Empire Energy Group Ltd (ASX:EEG, OTC:EEGUF) has achieved a 17% upgrade to the IP30 or 30-day average flow rate of its Carpentaria-2H (C-2H) well on the EP187 licence in Australia's Beetaloo Basin, boosting the rate to 2.81 million standard cubic feet.
This is particularly relevant as the reservoir has already been partially depleted following a recent 51-day flow testing program.

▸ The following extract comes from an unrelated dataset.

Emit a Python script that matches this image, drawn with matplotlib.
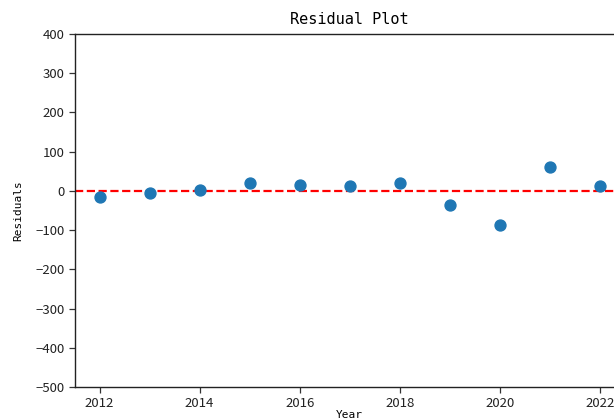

The current flow rate sits at 2.3 million standard cubic feet a day.
Empire says this result validates its well-soaking strategy, which will be incorporated into development planning for the Northern Territory project.
In more good news, North American reservoir engineering firm Subsurface Dynamics, Inc’s analysis of C-2H has indicated wells at 3-kilometre intervals could generate a total estimated recovery of 6.2 billion cubic feet of gas per well on a P50 (50% probability) basis and 8.1 billion cubic feet on a P10 basis.
Most of this gas would be produced in the first 3-5 years, which would facilitate the rapid recovery of invested capital.
Well-positioned for ESG regulation
"The upgraded IP30 rate that Empire has achieved at C-2H, the company’s first horizontal appraisal well within an experimental and therefore unoptimized stimulation design, demonstrates that EP187 has the potential for commercial outcomes in development scenarios,” Empire Energy managing director Alex Underwood said.
“Our planning process for the pilot project is continuing and we look forward to sharing results with shareholders as key milestones toward a Final Investment Decision (FID) are achieved.
“Drilling results to date have proven that Empire’s Beetaloo Sub-basin shales have world-class scale and quality.
“Empire has proven that we can drill and fracture stimulate long horizontal wells in our acreage in a cost-effective manner.
“As observed in the US shale gas industry, improvements in gas rates and total gas recovery are achievable through established learning curves.
“Empire is seeing such gains in EP187 despite only drilling a small number of wells.
“In an increasingly carbon-constrained world, underscored by recent Federal legislative announcements in relation to the Safeguard Mechanism, Empire believes that it is well placed given the very low in reservoir CO2 content of less than 1% in our tenements.”
Low-cost high-reward potential
Empire estimates that planned wells could be drilled, fracture stimulated and completed for production for about $20 million per well, which would translate to upstream development costs of about $2.00 to $3.00 per million standard cubic feet in future development scenarios.
The company’s cash balance sits at $15.7 million with about $3.5 million remaining to be paid in relation to the 2022 drilling and stimulation programs.
A further $15 million undrawn credit facility is also available and the final Beetaloo Cooperative Drilling Program progress payment of about $7.6 million is expected soon.
Empire says this war chest leaves the company well capitalised to carry out preparatory work for the Pilot FID.